18. Follow Up / Return Precautions

• Reascent: Only after symptoms have completely resolved and SpO₂ is stable at rest and with mild exercise off O₂ and vasodilators. Consider nifedipine prophylaxis upon resuming ascent [4]
• Follow-up timing: Within 1–2 weeks if treated and descended; sooner if symptoms recur
• Return precautions — seek immediate care for:
  • Worsening dyspnea or cough
  • Return of pink/bloody sputum
  • Confusion, ataxia, or altered mental status
  • Inability to maintain SpO₂ >90%
• Patient counseling:
  • HAPE recurrence risk is high with future rapid ascent (up to 60%) [1]
  • Future ascents should follow gradual acclimatization schedules
  • Carry nifedipine for prophylaxis on future high-altitude trips
  • Avoid heavy exertion in the first 1–2 days at altitude
  • Expected recovery: with descent and O₂, clinical improvement typically occurs within hours; radiographic clearing within days [2]

References

1. Acute High-Altitude Illnesses. — Bärtsch P, Swenson ER. The New England Journal of Medicine. 2013.

2. High-Altitude Illness. — Hackett PH, Roach RC. The New England Journal of Medicine. 2001.

3. Early Hours in the Development of High-Altitude Pulmonary Edema: Time Course and Mechanisms. — Swenson ER. Journal of Applied Physiology. 2020.

4. Wilderness Medical Society Clinical Practice Guidelines for the Prevention, Diagnosis, and Treatment of Acute Altitude Illness: 2024 Update. — Luks AM, Beidleman BA, Freer L, et al.
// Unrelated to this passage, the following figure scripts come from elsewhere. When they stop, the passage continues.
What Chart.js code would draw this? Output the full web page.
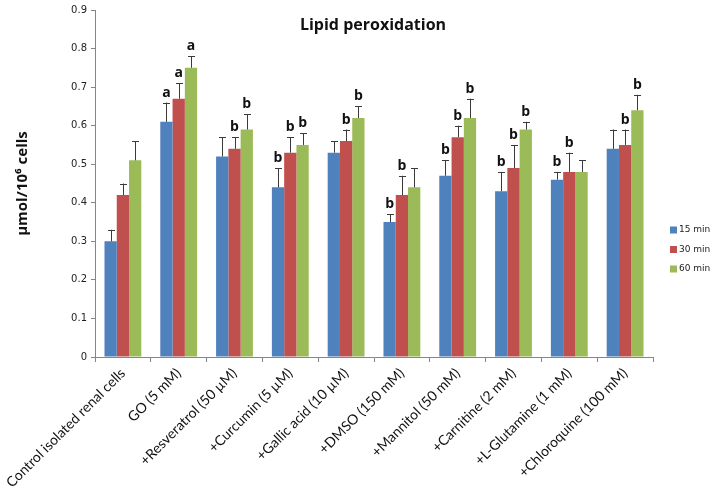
<!DOCTYPE html>
<html lang="en">
<head>
    <meta charset="UTF-8">
    <title>Lipid peroxidation</title>
    <script src="https://cdn.jsdelivr.net/npm/chart.js"></script>
    <style>
        body { margin: 0; background: #fff; }
    </style>
</head>
<body>
    <canvas id="myChart" width="711" height="497"></canvas>

    <script>
        const categories = ['Control isolated renal cells', 'GO (5 mM)', '+Resveratrol (50 µM)', '+Curcumin (5 µM)',
            '+Gallic acid (10 µM)', '+DMSO (150 mM)', '+Mannitol (50 mM)', '+Carnitine (2 mM)',
            '+L-Glutamine (1 mM)', '+Chloroquine (100 mM)'];
        const seriesNames = ['15 min', '30 min', '60 min'];

        const min15 = [0.30, 0.61, 0.52, 0.44, 0.53, 0.35, 0.47, 0.43, 0.46, 0.54];
        const min30 = [0.42, 0.67, 0.54, 0.53, 0.56, 0.42, 0.57, 0.49, 0.48, 0.55];
        const min60 = [0.51, 0.75, 0.59, 0.55, 0.62, 0.44, 0.62, 0.59, 0.48, 0.64];

        // top of the error bar (mean + SD)
        const err15 = [0.33, 0.66, 0.57, 0.49, 0.56, 0.37, 0.51, 0.48, 0.48, 0.59];
        const err30 = [0.45, 0.71, 0.57, 0.57, 0.59, 0.47, 0.60, 0.55, 0.53, 0.59];
        const err60 = [0.56, 0.78, 0.63, 0.58, 0.65, 0.49, 0.67, 0.61, 0.51, 0.68];

        const sig15 = ['', 'a', '', 'b', '', 'b', 'b', 'b', 'b', ''];
        const sig30 = ['', 'a', 'b', 'b', 'b', 'b', 'b', 'b', 'b', 'b'];
        const sig60 = ['', 'a', 'b', 'b', 'b', '', 'b', 'b', '', 'b'];

        const yTicks = [0, 0.1, 0.2, 0.3, 0.4, 0.5, 0.6, 0.7, 0.8, 0.9];
        const colors = ['#4f81bd', '#c0504d', '#9bbb59'];

        const errTops = [err15, err30, err60];
        const sigLabels = [sig15, sig30, sig60];

        // error bars + letters above them
        const errorBars = {
            id: 'errorBars',
            afterDatasetsDraw(chart) {
                const ctx = chart.ctx;
                const y = chart.scales.y;
                ctx.save();
                chart.data.datasets.forEach((ds, d) => {
                    const meta = chart.getDatasetMeta(d);
                    meta.data.forEach((bar, i) => {
                        const top = y.getPixelForValue(errTops[d][i]);
                        ctx.strokeStyle = '#3a3a3a';
                        ctx.lineWidth = 1;
                        ctx.beginPath();
                        ctx.moveTo(Math.round(bar.x) + 0.5, bar.y);
                        ctx.lineTo(Math.round(bar.x) + 0.5, top);
                        ctx.moveTo(Math.round(bar.x) - 3, Math.round(top) + 0.5);
                        ctx.lineTo(Math.round(bar.x) + 4, Math.round(top) + 0.5);
                        ctx.stroke();
                        const s = sigLabels[d][i];
                        if (s) {
                            ctx.fillStyle = '#111';
                            ctx.font = 'bold 14px "Open Sans"';
                            ctx.textAlign = 'center';
                            ctx.textBaseline = 'alphabetic';
                            ctx.fillText(s, bar.x, top - 6);
                        }
                    });
                });
                ctx.restore();
            },
            afterDraw(chart) {
                const ctx = chart.ctx;
                ctx.save();
                // title sits inside the plot area
                ctx.fillStyle = '#111';
                ctx.font = 'bold 16px "Open Sans"';
                ctx.textAlign = 'center';
                ctx.textBaseline = 'middle';
                ctx.fillText('Lipid peroxidation', 373, 25);
                // legend
                ctx.font = '9px "DejaVu Sans"';
                ctx.textAlign = 'left';
                seriesNames.forEach((name, k) => {
                    const ly = 230 + k * 19.5;
                    ctx.fillStyle = colors[k];
                    ctx.fillRect(670, ly - 3.5, 7, 7);
                    ctx.fillStyle = '#222';
                    ctx.fillText(name, 679, ly);
                });
                ctx.restore();
            }
        };

        const ctx = document.getElementById('myChart').getContext('2d');

        new Chart(ctx, {
            type: 'bar',
            data: {
                labels: categories,
                datasets: [
                    { label: seriesNames[0], data: min15, backgroundColor: colors[0] },
                    { label: seriesNames[1], data: min30, backgroundColor: colors[1] },
                    { label: seriesNames[2], data: min60, backgroundColor: colors[2] }
                ]
            },
            options: {
                responsive: false,
                animation: false,
                devicePixelRatio: 1,
                categoryPercentage: 0.66,
                barPercentage: 1.0,
                layout: { padding: { top: 5, right: 58, left: 0, bottom: 0 } },
                plugins: {
                    legend: { display: false },
                    tooltip: { enabled: false }
                },
                scales: {
                    x: {
                        afterFit(scale) { scale.height = 140; },
                        grid: { drawOnChartArea: false, tickLength: 5, color: '#868686' },
                        border: { color: '#868686' },
                        ticks: {
                            minRotation: 45,
                            maxRotation: 45,
                            autoSkip: false,
                            color: '#111',
                            font: { family: 'Lato', size: 14 }
                        }
                    },
                    y: {
                        min: 0,
                        max: 0.9,
                        afterFit(scale) { scale.width = 95; },
                        afterBuildTicks(scale) { scale.ticks = yTicks.map(v => ({ value: v })); },
                        grid: { drawOnChartArea: false, tickLength: 4, color: '#868686' },
                        border: { color: '#868686' },
                        ticks: {
                            color: '#222',
                            padding: 4,
                            font: { family: 'DejaVu Sans', size: 10 },
                            callback: v => String(Math.round(v * 10) / 10)
                        },
                        title: {
                            display: true,
                            text: 'µmol/10⁶ cells',
                            color: '#111',
                            font: { family: 'Open Sans', size: 15, weight: 'bold' },
                            padding: { top: 14 }
                        }
                    }
                }
            },
            plugins: [errorBars]
        });
    </script>
</body>
</html>
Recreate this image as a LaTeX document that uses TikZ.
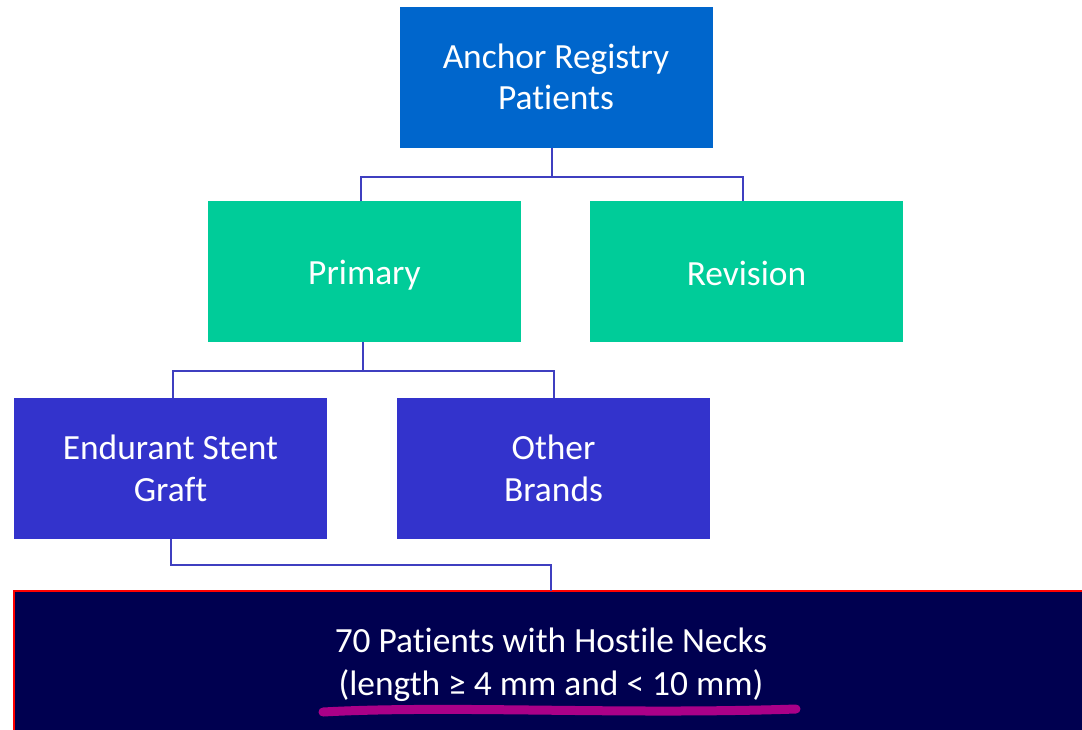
\documentclass[tikz,border=0pt]{standalone}
\usepackage{fontspec}
\setmainfont{Carlito}[Ligatures={NoCommon,NoRare,NoContextual},RawFeature={-calt}]
\begin{document}
\begin{tikzpicture}[x=1pt,y=-1pt,
  box/.style={draw=none,minimum width=313pt,minimum height=141pt,text=white,align=center,font=\fontsize{35.4}{41.5}\selectfont,inner sep=0pt},
  link/.style={draw={rgb,255:red,63;green,63;blue,192},line width=2pt}]
\definecolor{topblue}{RGB}{0,102,204}
\definecolor{teal}{RGB}{0,204,153}
\definecolor{violet}{RGB}{51,51,204}
\definecolor{navy}{RGB}{0,0,80}
\definecolor{mag}{RGB}{170,0,136}
\useasboundingbox (0,0) rectangle (1082,729);
\node[box,fill=topblue] (top) at (556,77) {Anchor Registry\\Patients};
\node[box,fill=teal] (prim) at (364.5,271.5) {\raisebox{-3.5pt}[\height][\depth]{Primary}};
\node[box,fill=teal] (rev) at (746.5,271.5) {\raisebox{-1.5pt}[\height][\depth]{Revision}};
\node[box,fill=violet] (end) at (170.5,468.5) {Endurant Stent\\Graft};
\node[box,fill=violet] (oth) at (553.5,468.5) {Other\\Brands};
\fill[navy] (14,591) rectangle (1090,735);
\draw[red,line width=1.5pt] (14,735) -- (14,591) -- (1090,591);
\node[text=white,align=center,font=\fontsize{35.4}{43}\selectfont,inner sep=0pt] (bot) at (551,665) {70 Patients with Hostile Necks\\(length ≥ 4 mm and < 10 mm)};
\coordinate (botin) at (551,591);
\draw[link] (top.south -| 552,0) |- (361,177) -- (361,201);
\draw[link] (552,177) -| (743,201);
\draw[link] (prim.south -| 363,0) |- (173,371) -- (173,398);
\draw[link] (363,371) -| (554,398);
\draw[link] (end.south -| 171,0) |- (551,565) -- (botin);
\draw[mag,line width=9pt,line cap=round] (323,712) .. controls (450,705) and (620,715) .. (796,709);
\end{tikzpicture}
\end{document}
Wilderness & Environmental Medicine. 2024.

5. High-Altitude Pulmonary Edema: A Collective Review. — Rabold M. The American Journal of Emergency Medicine. 1989.

6. High-Altitude Travel and Altitude Illness. — Peter H. Hackett and David R. Shlim CDC Yellow Book. 2025.

7. Acute Altitude Illness: Updated Prevention and Treatment Guidelines from the Wilderness Medical Society. — American Academy of Family Physicians (2020). 2020.

8. Effects of Acetazolamide on Pulmonary Artery Pressure and Prevention of High-Altitude Pulmonary Edema After Rapid Active Ascent to 4,559 M. — Berger MM, Sareban M, Schiefer LM, et al. Journal of Applied Physiology. 2022.

9. Wilderness Medical Society Clinical Practice Guidelines for the Prevention and Treatment of Acute Altitude Illness: 2019 Update. — Luks AM, Auerbach PS, Freer L, et al. Wilderness & Environmental Medicine. 2019.

10. Differential Diagnosis in Patients With Both Features of Pneumonia and Pulmonary Edema on Chest Computed Tomography. — Lee HJ, Kim M, Seo CO, et al. Medicine. 2025.

11. Clinical and Radiologic Features of Pulmonary Edema. — Gluecker T, Capasso P, Schnyder P, et al. Radiographics : A Review Publication of the Radiological Society of North America, Inc. 1999.